• [Short task] Copy each line below that contains "Python".

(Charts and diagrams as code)
= = = = = = =

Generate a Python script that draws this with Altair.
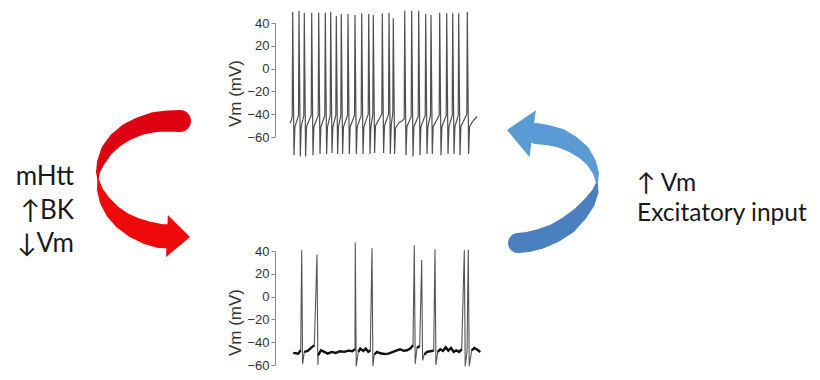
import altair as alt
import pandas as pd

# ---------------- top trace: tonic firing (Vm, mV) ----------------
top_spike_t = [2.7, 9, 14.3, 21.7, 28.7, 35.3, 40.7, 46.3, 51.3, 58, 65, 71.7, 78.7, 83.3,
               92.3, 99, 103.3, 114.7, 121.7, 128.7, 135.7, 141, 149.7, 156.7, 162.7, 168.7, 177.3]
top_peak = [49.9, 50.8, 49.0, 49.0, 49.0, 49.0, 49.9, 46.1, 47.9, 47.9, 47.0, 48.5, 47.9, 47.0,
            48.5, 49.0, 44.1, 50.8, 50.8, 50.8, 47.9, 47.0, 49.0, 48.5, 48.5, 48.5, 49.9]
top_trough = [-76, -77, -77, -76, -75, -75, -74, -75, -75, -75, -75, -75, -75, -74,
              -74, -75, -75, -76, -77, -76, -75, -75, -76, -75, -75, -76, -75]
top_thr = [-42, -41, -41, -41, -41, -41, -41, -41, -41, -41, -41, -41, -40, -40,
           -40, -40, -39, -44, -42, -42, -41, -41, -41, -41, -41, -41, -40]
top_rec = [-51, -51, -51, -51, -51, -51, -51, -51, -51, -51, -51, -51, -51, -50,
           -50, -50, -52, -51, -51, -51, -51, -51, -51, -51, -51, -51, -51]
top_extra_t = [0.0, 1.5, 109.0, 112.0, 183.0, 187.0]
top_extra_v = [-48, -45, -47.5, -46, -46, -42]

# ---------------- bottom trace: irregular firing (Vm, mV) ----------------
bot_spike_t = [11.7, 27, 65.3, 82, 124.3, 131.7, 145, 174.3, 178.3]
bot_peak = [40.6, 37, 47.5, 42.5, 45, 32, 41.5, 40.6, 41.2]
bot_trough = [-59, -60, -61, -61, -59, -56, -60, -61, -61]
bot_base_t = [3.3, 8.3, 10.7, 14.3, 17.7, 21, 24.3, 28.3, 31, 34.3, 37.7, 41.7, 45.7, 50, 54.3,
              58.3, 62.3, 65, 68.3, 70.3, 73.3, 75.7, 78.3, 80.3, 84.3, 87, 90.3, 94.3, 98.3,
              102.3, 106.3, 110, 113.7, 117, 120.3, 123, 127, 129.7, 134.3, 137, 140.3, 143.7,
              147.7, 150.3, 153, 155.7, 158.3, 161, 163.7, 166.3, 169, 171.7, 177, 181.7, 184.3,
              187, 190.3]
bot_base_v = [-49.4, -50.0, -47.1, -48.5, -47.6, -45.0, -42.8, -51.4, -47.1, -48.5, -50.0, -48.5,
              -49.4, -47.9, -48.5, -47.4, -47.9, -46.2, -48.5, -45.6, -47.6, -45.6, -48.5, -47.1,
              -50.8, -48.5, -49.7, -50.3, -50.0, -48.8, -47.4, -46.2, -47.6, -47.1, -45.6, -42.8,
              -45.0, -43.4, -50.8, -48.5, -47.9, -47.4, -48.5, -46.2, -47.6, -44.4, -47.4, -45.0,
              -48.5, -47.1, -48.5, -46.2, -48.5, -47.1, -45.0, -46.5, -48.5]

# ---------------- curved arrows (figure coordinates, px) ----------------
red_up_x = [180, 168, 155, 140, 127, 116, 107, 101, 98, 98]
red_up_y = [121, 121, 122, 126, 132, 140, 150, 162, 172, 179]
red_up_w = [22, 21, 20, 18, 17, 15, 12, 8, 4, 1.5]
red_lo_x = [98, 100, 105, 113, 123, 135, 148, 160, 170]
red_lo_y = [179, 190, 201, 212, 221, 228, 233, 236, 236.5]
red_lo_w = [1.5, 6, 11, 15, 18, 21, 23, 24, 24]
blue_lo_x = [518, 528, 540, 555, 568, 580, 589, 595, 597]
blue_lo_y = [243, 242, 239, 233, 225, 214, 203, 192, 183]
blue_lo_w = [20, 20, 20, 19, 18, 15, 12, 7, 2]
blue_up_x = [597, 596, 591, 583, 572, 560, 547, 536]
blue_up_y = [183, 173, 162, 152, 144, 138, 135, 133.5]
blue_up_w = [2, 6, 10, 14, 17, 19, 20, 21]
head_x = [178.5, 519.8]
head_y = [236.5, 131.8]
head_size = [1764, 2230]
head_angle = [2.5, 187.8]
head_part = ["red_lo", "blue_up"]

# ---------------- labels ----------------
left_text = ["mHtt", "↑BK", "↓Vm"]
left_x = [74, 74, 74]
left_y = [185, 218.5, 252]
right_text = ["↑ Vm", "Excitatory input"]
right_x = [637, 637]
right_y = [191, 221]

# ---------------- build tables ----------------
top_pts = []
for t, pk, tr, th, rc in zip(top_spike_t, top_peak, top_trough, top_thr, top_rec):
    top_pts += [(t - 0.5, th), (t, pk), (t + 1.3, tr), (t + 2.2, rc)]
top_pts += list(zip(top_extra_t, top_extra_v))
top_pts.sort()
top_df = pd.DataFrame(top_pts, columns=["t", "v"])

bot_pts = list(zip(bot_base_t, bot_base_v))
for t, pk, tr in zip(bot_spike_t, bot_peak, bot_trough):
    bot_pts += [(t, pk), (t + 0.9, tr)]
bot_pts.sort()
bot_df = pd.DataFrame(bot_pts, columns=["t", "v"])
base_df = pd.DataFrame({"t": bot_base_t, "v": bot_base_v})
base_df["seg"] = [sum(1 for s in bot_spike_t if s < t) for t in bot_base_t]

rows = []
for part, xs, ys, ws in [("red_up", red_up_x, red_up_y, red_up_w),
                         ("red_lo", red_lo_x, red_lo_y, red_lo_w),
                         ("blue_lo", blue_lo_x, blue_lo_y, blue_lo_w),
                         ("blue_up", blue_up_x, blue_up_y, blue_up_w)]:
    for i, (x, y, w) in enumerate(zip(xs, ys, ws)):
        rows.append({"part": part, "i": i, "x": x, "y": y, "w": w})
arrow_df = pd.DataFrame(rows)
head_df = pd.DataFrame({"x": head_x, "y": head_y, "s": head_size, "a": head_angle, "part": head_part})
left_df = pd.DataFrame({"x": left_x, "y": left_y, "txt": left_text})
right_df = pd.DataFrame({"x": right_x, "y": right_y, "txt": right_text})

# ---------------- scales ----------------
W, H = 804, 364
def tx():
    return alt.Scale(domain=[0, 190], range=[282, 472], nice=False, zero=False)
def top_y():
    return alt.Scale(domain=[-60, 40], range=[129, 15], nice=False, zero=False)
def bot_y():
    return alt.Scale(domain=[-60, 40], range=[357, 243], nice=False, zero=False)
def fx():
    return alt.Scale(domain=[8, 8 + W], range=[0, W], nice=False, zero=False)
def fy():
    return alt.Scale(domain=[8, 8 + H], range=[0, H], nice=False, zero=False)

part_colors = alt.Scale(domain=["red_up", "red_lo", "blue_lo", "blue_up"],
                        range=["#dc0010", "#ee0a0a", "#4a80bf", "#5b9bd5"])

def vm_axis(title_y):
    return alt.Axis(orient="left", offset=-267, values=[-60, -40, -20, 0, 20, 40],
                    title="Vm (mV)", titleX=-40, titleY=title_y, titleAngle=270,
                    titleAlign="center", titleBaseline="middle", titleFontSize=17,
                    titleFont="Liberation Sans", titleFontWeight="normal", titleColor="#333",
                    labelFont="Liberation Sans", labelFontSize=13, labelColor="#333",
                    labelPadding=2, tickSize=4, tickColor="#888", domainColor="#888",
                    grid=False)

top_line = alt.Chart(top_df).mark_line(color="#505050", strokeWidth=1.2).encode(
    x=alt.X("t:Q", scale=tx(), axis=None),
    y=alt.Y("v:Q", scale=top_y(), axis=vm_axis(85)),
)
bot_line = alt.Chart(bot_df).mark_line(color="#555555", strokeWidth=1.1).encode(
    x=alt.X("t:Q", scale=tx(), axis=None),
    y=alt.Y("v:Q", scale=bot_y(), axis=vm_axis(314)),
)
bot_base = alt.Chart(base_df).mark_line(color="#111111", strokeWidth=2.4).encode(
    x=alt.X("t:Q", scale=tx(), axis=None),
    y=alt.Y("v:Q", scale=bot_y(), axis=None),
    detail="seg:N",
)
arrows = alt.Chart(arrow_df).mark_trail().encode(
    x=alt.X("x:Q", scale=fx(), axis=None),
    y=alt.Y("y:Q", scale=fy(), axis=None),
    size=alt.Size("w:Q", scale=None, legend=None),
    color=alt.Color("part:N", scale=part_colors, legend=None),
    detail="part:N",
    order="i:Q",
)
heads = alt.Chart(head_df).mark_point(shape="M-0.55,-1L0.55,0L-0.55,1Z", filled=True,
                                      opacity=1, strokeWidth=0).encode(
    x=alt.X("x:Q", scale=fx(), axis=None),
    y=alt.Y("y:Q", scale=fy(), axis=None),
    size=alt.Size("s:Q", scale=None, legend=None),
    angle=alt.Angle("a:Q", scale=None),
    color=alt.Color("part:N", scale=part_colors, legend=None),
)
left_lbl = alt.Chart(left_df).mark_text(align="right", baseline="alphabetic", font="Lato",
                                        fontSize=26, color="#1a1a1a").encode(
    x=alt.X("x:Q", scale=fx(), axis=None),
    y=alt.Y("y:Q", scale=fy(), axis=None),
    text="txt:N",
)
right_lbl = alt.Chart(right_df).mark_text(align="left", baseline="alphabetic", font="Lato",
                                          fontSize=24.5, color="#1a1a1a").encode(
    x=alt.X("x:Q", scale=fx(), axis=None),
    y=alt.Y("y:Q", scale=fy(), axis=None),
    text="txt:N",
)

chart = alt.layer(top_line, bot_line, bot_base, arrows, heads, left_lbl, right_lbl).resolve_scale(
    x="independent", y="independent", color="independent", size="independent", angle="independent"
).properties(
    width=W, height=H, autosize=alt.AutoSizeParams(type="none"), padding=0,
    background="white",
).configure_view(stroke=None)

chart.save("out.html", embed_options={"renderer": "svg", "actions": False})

= = = = = = =

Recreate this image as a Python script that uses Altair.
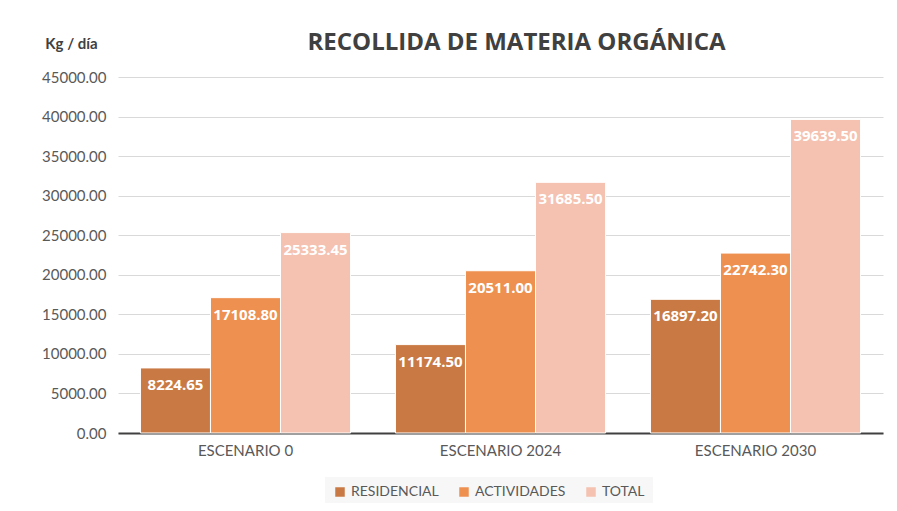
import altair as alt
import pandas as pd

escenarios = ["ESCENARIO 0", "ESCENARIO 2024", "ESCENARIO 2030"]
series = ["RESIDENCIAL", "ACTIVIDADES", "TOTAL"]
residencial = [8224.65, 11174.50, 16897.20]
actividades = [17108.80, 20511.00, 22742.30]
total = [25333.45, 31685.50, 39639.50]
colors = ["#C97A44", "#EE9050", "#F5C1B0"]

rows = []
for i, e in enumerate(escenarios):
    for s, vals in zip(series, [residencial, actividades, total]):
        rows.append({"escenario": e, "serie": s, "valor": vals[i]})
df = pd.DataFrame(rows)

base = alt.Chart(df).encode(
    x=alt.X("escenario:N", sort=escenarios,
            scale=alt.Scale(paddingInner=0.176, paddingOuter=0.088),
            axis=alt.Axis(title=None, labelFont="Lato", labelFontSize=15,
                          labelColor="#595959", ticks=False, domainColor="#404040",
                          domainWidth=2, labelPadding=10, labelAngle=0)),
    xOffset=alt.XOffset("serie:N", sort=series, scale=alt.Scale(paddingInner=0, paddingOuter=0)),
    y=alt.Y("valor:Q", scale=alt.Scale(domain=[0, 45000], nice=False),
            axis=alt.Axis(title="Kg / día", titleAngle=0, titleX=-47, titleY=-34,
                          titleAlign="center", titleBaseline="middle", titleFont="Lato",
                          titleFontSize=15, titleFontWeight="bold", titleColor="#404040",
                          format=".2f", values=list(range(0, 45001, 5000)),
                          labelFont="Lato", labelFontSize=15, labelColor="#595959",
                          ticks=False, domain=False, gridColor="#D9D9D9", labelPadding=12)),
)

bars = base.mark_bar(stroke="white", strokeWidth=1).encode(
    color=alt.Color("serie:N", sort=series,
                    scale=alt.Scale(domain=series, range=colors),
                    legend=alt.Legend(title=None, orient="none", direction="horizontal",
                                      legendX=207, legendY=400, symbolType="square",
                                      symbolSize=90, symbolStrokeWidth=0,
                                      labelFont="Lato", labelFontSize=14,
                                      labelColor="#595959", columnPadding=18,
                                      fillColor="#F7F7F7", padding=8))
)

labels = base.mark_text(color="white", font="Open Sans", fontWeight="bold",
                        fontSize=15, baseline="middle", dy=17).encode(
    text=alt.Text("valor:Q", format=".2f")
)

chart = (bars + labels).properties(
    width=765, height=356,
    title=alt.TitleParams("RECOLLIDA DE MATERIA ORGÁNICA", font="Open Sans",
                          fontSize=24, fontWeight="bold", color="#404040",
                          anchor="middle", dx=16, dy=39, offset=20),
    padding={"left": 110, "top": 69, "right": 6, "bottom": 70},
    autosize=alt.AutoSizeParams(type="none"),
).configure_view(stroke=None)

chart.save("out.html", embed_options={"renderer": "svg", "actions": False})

= = = = = = =

• [Solution for this task]
Generate a Python script that draws this with Altair.
Recreate this image as a Python script that uses Altair.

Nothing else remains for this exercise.